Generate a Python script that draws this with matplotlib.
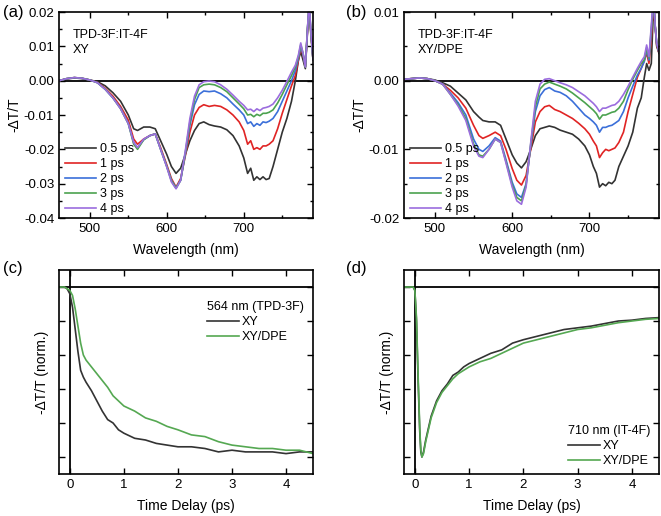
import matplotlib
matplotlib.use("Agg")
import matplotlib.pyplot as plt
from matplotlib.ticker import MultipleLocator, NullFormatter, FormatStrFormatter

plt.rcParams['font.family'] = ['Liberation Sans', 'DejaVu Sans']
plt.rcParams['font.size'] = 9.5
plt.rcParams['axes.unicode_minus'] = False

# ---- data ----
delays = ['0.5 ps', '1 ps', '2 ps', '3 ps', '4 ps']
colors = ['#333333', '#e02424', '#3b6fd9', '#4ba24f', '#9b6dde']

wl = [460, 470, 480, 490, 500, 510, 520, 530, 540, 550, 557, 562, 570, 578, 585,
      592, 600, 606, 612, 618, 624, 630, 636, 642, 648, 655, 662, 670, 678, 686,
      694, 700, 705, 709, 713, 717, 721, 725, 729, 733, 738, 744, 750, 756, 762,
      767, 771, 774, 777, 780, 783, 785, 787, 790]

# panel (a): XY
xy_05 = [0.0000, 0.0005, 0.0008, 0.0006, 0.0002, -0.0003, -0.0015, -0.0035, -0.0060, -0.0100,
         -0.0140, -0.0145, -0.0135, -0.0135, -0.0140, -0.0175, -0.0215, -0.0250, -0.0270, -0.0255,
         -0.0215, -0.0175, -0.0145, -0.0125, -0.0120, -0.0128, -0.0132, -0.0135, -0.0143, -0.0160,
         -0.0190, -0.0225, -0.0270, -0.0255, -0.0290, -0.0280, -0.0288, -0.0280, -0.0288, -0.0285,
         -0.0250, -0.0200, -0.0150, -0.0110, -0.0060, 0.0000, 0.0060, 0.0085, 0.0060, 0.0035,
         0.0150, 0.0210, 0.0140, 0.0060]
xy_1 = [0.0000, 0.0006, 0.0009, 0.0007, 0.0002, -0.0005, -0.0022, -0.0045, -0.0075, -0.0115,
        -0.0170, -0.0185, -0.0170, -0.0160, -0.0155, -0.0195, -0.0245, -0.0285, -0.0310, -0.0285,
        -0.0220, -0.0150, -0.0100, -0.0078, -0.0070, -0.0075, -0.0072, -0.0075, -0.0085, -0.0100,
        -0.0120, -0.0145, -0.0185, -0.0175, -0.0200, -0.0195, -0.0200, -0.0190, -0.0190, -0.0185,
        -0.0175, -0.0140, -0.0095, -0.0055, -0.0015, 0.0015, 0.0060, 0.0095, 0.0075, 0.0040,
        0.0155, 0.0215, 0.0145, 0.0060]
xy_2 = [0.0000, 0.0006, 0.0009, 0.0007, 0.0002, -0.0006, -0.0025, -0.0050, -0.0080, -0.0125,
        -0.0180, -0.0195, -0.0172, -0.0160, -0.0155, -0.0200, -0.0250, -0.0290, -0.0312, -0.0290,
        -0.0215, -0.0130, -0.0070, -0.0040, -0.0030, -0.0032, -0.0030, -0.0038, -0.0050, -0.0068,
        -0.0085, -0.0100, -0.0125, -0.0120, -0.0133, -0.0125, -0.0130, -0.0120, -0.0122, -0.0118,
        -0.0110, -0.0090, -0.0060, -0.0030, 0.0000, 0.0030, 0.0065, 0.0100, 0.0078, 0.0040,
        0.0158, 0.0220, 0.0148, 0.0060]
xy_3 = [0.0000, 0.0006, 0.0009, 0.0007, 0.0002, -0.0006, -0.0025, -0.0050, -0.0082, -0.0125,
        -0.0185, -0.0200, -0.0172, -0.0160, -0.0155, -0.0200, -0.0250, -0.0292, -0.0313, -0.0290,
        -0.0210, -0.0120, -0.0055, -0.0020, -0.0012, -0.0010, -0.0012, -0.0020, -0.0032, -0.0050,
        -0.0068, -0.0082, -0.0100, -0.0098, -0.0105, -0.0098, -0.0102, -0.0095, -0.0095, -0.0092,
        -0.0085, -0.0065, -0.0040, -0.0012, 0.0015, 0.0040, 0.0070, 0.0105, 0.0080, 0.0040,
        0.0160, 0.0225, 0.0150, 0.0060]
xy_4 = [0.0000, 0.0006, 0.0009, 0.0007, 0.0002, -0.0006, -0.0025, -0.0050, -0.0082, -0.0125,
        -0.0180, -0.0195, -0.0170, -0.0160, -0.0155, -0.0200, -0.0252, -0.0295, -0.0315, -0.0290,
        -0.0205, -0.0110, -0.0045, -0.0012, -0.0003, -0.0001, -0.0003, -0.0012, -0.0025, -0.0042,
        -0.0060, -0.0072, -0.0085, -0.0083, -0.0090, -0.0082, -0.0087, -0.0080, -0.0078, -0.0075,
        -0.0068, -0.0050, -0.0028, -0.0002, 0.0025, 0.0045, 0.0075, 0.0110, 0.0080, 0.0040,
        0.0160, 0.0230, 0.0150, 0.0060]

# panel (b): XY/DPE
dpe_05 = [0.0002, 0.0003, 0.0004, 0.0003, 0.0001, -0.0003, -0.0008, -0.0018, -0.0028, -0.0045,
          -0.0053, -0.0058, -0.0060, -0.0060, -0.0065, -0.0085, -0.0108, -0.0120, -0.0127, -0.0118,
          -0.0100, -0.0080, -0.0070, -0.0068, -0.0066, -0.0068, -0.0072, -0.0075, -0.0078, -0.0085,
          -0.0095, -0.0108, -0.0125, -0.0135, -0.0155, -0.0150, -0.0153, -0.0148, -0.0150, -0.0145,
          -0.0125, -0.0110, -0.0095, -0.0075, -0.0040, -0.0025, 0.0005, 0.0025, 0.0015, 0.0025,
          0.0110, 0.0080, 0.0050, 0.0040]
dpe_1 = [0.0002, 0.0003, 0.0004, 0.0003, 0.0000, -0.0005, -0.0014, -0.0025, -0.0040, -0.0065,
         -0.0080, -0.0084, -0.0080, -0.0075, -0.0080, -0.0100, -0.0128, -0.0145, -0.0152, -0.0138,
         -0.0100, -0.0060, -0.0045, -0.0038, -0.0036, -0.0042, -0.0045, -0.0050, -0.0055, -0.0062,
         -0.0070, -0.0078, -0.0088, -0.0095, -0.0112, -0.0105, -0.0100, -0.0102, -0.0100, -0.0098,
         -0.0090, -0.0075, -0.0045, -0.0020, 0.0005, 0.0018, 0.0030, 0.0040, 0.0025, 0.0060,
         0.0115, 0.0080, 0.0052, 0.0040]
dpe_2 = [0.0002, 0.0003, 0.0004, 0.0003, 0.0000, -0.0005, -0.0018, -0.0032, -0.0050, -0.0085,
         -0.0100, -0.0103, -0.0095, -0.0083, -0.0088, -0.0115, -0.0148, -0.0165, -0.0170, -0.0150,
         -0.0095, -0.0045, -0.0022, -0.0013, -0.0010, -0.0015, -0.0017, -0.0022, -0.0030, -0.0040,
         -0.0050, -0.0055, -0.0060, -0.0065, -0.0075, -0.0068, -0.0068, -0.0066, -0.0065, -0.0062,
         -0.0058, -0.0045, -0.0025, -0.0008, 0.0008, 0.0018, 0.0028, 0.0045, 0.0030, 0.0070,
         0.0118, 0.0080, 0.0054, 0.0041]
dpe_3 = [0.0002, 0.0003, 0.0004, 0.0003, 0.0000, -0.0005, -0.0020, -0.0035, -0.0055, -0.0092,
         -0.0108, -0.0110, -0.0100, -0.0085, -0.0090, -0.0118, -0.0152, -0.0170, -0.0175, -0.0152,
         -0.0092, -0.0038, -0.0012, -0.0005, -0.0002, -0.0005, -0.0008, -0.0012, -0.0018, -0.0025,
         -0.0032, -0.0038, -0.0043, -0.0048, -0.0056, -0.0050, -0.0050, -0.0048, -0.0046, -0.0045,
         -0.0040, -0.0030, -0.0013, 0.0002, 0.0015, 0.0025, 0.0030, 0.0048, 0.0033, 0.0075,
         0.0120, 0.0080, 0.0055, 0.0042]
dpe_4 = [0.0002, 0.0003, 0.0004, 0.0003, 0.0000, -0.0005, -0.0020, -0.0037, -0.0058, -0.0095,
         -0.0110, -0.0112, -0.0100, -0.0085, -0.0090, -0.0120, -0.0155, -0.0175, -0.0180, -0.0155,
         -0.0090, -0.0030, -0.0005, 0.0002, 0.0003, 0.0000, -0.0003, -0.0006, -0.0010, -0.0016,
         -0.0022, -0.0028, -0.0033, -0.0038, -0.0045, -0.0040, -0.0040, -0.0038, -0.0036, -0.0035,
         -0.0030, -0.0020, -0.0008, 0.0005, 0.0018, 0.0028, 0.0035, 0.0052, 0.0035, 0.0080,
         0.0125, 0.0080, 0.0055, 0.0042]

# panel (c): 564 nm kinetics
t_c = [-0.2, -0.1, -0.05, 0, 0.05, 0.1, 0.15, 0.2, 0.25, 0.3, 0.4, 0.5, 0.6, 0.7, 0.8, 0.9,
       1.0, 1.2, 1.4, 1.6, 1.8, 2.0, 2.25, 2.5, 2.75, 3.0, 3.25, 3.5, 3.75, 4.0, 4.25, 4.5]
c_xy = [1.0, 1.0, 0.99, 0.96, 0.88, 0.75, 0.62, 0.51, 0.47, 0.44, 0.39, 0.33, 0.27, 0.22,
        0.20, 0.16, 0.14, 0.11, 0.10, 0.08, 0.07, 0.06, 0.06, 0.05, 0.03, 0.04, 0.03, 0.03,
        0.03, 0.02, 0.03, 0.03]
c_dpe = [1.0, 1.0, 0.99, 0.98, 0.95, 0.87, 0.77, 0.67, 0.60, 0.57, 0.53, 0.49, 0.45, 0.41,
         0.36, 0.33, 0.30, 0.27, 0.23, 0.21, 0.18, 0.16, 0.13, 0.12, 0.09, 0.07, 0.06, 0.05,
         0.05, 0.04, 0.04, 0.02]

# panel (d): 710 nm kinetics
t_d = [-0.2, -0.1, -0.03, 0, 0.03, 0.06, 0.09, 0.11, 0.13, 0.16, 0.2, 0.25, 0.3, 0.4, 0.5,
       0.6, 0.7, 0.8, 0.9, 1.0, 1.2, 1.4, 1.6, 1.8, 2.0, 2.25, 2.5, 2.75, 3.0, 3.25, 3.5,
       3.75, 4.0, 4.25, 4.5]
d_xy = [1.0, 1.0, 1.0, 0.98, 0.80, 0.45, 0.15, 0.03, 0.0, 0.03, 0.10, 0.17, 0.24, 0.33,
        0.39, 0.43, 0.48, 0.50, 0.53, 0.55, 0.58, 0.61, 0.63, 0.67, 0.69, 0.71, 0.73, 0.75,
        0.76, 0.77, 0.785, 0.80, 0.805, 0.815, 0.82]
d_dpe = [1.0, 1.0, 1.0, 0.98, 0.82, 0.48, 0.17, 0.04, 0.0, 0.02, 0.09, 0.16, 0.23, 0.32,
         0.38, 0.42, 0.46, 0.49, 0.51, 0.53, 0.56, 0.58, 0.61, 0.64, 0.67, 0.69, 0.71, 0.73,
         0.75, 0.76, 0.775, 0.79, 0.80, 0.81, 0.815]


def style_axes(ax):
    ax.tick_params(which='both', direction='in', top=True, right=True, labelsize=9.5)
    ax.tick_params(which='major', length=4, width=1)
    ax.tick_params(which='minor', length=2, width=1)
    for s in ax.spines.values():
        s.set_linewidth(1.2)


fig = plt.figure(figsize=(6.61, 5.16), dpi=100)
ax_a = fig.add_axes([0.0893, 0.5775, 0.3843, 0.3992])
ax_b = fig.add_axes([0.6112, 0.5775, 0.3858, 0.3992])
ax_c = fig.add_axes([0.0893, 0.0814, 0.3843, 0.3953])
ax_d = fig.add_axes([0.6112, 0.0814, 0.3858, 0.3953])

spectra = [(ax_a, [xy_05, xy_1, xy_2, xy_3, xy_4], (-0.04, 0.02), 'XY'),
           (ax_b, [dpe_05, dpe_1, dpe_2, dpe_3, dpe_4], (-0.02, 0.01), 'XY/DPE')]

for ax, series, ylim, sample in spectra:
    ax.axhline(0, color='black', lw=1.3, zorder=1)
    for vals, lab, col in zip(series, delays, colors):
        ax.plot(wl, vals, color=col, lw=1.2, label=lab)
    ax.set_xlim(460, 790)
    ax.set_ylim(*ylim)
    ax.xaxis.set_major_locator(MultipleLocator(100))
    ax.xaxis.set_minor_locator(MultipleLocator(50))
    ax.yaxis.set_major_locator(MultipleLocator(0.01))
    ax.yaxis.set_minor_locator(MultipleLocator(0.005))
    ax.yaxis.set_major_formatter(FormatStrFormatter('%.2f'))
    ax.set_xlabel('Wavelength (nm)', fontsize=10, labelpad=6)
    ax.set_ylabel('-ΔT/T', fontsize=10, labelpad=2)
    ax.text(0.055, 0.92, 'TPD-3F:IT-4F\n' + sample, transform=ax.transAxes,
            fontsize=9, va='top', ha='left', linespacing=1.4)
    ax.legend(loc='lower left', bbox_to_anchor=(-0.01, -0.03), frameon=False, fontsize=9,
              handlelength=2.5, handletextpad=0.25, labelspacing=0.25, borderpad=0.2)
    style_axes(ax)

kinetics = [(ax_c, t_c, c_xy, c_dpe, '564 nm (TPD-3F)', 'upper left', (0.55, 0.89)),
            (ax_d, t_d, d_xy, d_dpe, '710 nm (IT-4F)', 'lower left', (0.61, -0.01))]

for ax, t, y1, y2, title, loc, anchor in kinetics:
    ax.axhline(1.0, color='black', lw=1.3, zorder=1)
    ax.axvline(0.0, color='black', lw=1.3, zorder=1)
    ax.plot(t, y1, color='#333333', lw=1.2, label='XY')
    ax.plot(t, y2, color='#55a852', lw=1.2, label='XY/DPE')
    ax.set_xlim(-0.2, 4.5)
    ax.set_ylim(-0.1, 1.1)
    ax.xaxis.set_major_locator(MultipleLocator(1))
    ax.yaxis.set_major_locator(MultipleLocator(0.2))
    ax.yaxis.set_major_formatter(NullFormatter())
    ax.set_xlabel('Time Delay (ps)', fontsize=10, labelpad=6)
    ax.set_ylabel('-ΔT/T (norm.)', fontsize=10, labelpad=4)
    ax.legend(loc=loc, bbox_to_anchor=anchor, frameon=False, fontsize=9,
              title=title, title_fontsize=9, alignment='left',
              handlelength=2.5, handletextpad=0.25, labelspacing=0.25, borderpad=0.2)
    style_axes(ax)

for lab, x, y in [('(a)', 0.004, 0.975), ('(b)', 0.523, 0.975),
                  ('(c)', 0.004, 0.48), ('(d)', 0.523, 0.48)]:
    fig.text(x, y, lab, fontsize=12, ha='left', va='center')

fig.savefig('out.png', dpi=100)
========
→ **DIRECTIONS FOR THIS TASK**
Restate exactly, please, only the lines between the start of the data and the line containing "from matplotlib.ticker import", both ends included, skipping the pictures.

→ **SOLUTION TO THE PROBLEM**
Generate a Python script that draws this with matplotlib.
import matplotlib
matplotlib.use("Agg")
import matplotlib.pyplot as plt
from matplotlib.ticker import MultipleLocator, NullFormatter, FormatStrFormatter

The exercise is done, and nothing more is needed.